2 of 2 people found the following review helpful
5.0 out of 5 stars Niccolo Machiavelli would be proud of this book 15 Aug 2010
By Norm - Published on Amazon.com
Picked up a copy of this book back in 1995 and was instantly impressed. Mid-town apartment dwelling New Yorker Nick Casanova (most probably a pen name) followed closely the formula that his mentor Niccolo Machiavelli advocated in "The Prince," divide, conquer and rule as applied to the game of adult male-female relations.

Machiavelli's "The Prince" explains how to retain power so that the hereditary prince must carefully maintain the socio-political institutions to which the people are accustomed and where a new prince has the more difficult task in ruling, since he must first stabilize his new-found power in order to build an enduring political structure.
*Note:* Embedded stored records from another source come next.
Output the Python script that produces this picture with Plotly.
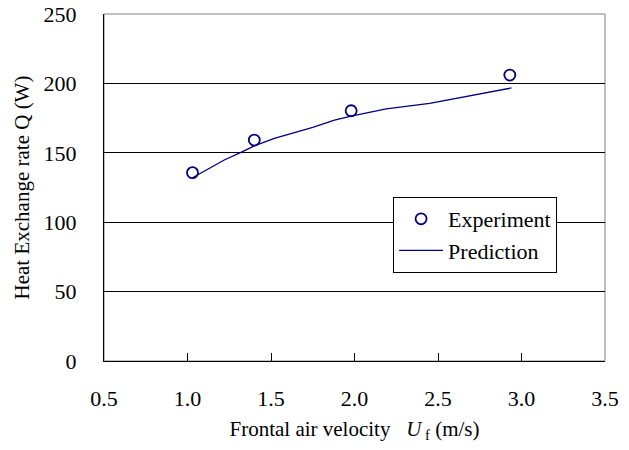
import plotly.graph_objects as go

# Experimental data
exp_velocity = [1.03, 1.40, 1.98, 2.93]
exp_heat = [135.7, 159.2, 180.3, 206.0]

# Prediction curve
pred_velocity = [1.03, 1.10, 1.22, 1.32, 1.40, 1.52, 1.64, 1.75, 1.88, 1.98, 2.19, 2.45, 2.94]
pred_heat = [132.0, 136.5, 144.8, 150.3, 155.0, 160.4, 164.5, 168.4, 173.6, 176.5, 181.6, 185.6, 196.7]

x_ticks = [0.5, 1.0, 1.5, 2.0, 2.5, 3.0, 3.5]
y_ticks = [0, 50, 100, 150, 200, 250]

NAVY = "#000080"
FONT = "Liberation Serif"

fig = go.Figure()
fig.add_trace(go.Scatter(
    x=exp_velocity, y=exp_heat, mode="markers", name="Experiment",
    marker=dict(symbol="circle-open", size=11, color=NAVY, line=dict(width=1.8, color=NAVY)),
))
fig.add_trace(go.Scatter(
    x=pred_velocity, y=pred_heat, mode="lines", name="Prediction",
    line=dict(color=NAVY, width=1.3),
))

fig.add_shape(type="rect", xref="paper", yref="paper", x0=0, y0=0, x1=1, y1=1,
              line=dict(color="#808080", width=1), layer="below")

fig.update_layout(
    width=629, height=450,
    margin=dict(l=104, r=24, t=14, b=89, autoexpand=False),
    paper_bgcolor="white", plot_bgcolor="white",
    font=dict(family=FONT, size=22, color="black"),
    showlegend=True,
    legend=dict(
        x=0.577, y=0.4726, xanchor="left", yanchor="top",
        bordercolor="black", borderwidth=1, bgcolor="white",
        font=dict(family=FONT, size=22, color="black"),
        itemwidth=44, tracegroupgap=0,
    ),
    xaxis=dict(
        range=[0.5, 3.5], tickvals=x_ticks, ticktext=[f"{v:.1f}" for v in x_ticks],
        showline=True, linecolor="black", linewidth=1,
        ticks="inside", ticklen=8, tickcolor="black", tickwidth=1,
        ticklabelstandoff=18, showgrid=False, zeroline=False,
        tickfont=dict(family=FONT, size=22, color="black"),
        title=dict(text="Frontal air velocity   <i>U</i><sub> f</sub> (m/s)", standoff=10,
                   font=dict(family=FONT, size=21, color="black")),
    ),
    yaxis=dict(
        range=[0, 250], tickvals=y_ticks,
        showline=True, linecolor="black", linewidth=1,
        ticks="", ticklabelstandoff=22,
        tickfont=dict(family=FONT, size=22, color="black"),
        showgrid=True, gridcolor="black", gridwidth=1, zeroline=False,
        title=dict(text="Heat Exchange rate Q (W)", standoff=8,
                   font=dict(family=FONT, size=21, color="black")),
    ),
)

fig.write_html("out.html")
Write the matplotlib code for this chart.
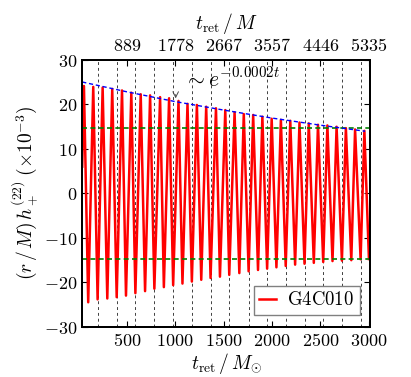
import matplotlib
matplotlib.use('Agg')
import matplotlib.pyplot as plt
from matplotlib.ticker import FixedLocator, FuncFormatter

plt.rcParams['mathtext.fontset'] = 'cm'
plt.rcParams['font.family'] = 'serif'
plt.rcParams['font.serif'] = ['DejaVu Serif']

# ---- data ----
start_t, start_h = 40, 6.0
peak_t = [58, 154, 251, 350, 451, 547, 644, 741, 844, 937, 1034, 1127, 1224, 1320,
          1421, 1517, 1613, 1708, 1805, 1900, 1996, 2091, 2188, 2283, 2379, 2474,
          2571, 2666, 2762, 2857, 2953]
peak_h = [24.1, 23.9, 23.75, 23.45, 23.1, 22.6, 22.25, 22.0, 21.6, 21.35, 20.75, 20.1,
          19.85, 19.45, 19.1, 18.7, 18.2, 17.8, 17.6, 17.2, 16.75, 16.5, 16.3, 15.9,
          15.7, 15.4, 15.25, 14.95, 14.65, 14.35, 14.05]
trough_t = [102, 199, 299, 396, 492, 589, 689, 785, 883, 979, 1075, 1172, 1269, 1365,
            1462, 1558, 1662, 1758, 1855, 1949, 2045, 2141, 2238, 2335, 2431, 2528,
            2624, 2721, 2818, 2914, 3000]
trough_h = [-24.45, -23.8, -23.6, -23.3, -22.95, -22.4, -21.95, -21.4, -21.05, -20.6,
            -20.25, -19.8, -19.4, -19.0, -18.7, -18.3, -17.9, -17.5, -17.2, -16.9, -16.6,
            -16.3, -16.0, -15.8, -15.6, -15.4, -15.2, -15.1, -15.0, -14.8, -14.75]
fit_t = [40, 500, 1000, 1500, 2000, 2500, 2960]
fit_h = [25.0, 22.8, 20.6, 18.7, 16.9, 15.3, 13.95]
band_h = [14.75, -14.75]
vline_t = [199, 396, 589, 785, 979, 1172, 1365, 1558, 1758, 1949, 2141, 2335, 2528,
           2721, 2914]
bottom_ticks = [500, 1000, 1500, 2000, 2500, 3000]
top_labels = ['889', '1778', '2667', '3557', '4446', '5335']
y_ticks = [-30, -20, -10, 0, 10, 20, 30]
legend_label = 'G4C010'
annot_text = r'$\sim e^{-0.0002t}$'
arrow_t = 1005

# build the wave from alternating extrema
wt = [start_t]
wh = [start_h]
for i in range(len(peak_t)):
    wt.append(peak_t[i]); wh.append(peak_h[i])
    if i < len(trough_t):
        wt.append(trough_t[i]); wh.append(trough_h[i])

fig = plt.figure(figsize=(4.11, 3.77), dpi=100)
ax = fig.add_axes([0.2, 0.1326, 0.7, 0.709])

for v in vline_t:
    ax.axvline(v, color='0.25', lw=0.7, ls=(0, (3, 3)), zorder=1)
ax.plot(wt, wh, color='red', lw=1.8, zorder=3, label=legend_label)
for b in band_h:
    ax.axhline(b, color='green', lw=1.2, ls=(0, (3, 2)), zorder=4)
ax.plot(fit_t, fit_h, color='blue', lw=1.0, ls=(0, (3, 2)), zorder=4)

ax.annotate('', xy=(arrow_t, 20.7), xytext=(arrow_t, 22.8),
            arrowprops=dict(arrowstyle='->', color='0.3', lw=0.7), zorder=5)
ax.text(1090, 24.0, annot_text, fontsize=15.5, ha='left', va='baseline')

ax.set_xlim(40, 3010)
ax.set_ylim(-30, 30)
ax.xaxis.set_major_locator(FixedLocator(bottom_ticks))
ax.yaxis.set_major_locator(FixedLocator(y_ticks))
fmt = FuncFormatter(lambda v, p: r'$%d$' % v)
ax.xaxis.set_major_formatter(fmt)
ax.yaxis.set_major_formatter(fmt)
ax.tick_params(direction='in', length=4, width=0.8, labelsize=13, right=True, top=False)
for s in ax.spines.values():
    s.set_linewidth(1.4)

ax2 = ax.twiny()
ax2.set_xlim(ax.get_xlim())
ax2.xaxis.set_major_locator(FixedLocator(bottom_ticks))
ax2.set_xticklabels([r'$%s$' % s for s in top_labels])
ax2.tick_params(direction='in', length=4, width=0.8, labelsize=13)
for s in ax2.spines.values():
    s.set_linewidth(1.4)

ax.set_xlabel(r'$t_{\rm ret}\,/\,M_{\odot}$', fontsize=14, labelpad=1)
ax2.set_xlabel(r'$t_{\rm ret}\,/\,M$', fontsize=14, labelpad=6)
ax.set_ylabel(r'$(r\,/\,M)\,h_+^{(22)}\;(\times 10^{-3})$', fontsize=14, labelpad=2)

leg = ax.legend(loc='lower right', bbox_to_anchor=(0.966, 0.045), fancybox=False,
                edgecolor='0.5', framealpha=1, handlelength=0.9,
                handletextpad=0.6, borderpad=0.3, borderaxespad=0.0,
                prop={'family': 'serif', 'size': 13.5})
leg.get_texts()[0].set_text(r'$\mathrm{G4C010}$')
leg.get_frame().set_linewidth(1.0)

fig.savefig('out.png', dpi=100)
It's required that the prince be a public figure above reproach, whilst privately acting amorally to achieve State goals. The Prince does not dismiss morality, instead, it politically defines "Morality" -- as in the criteria for acceptable cruel action -- it must be decisive: swift, effective, and short-lived. Machiavelli is aware of the irony of good results coming from evil actions. The Prince is a manual to acquiring and keeping political power. In contrast with Plato and Aristotle, a Classical ideal society is not the aim of the prince's will to power. As a political scientist, Machiavelli emphasizes necessary, methodical exercise of brute force punishment-and-reward (patronage, clientelism, et cetera) to preserve the status quo.

Nick Casanova writes of having readers presenting themselves as positive confident impeccable and forceful men to perspective dates and then unceremoniously dumping under false pretenses these women once the readers' sexual appetites have been satiated. The book is written in a "tongue in cheek" manner so one cannot tell if Mr. Casanova has actually used all the techniques that he advocates in the book. Clearly this book was inspired by the Reagan Devolution's era of deregulation and the hypocritical elite's break-down of social decorum while Reagan publicly claimed "Family Values" for the unwashed and ignorant masses.

Nick Casanova is not a misogynist, though one could reach that conclusion if one took Mr. Casanova's writing literally. It is a light and fast read and truly enjoyable for any male that has done battle of the sexes (i.e. most males).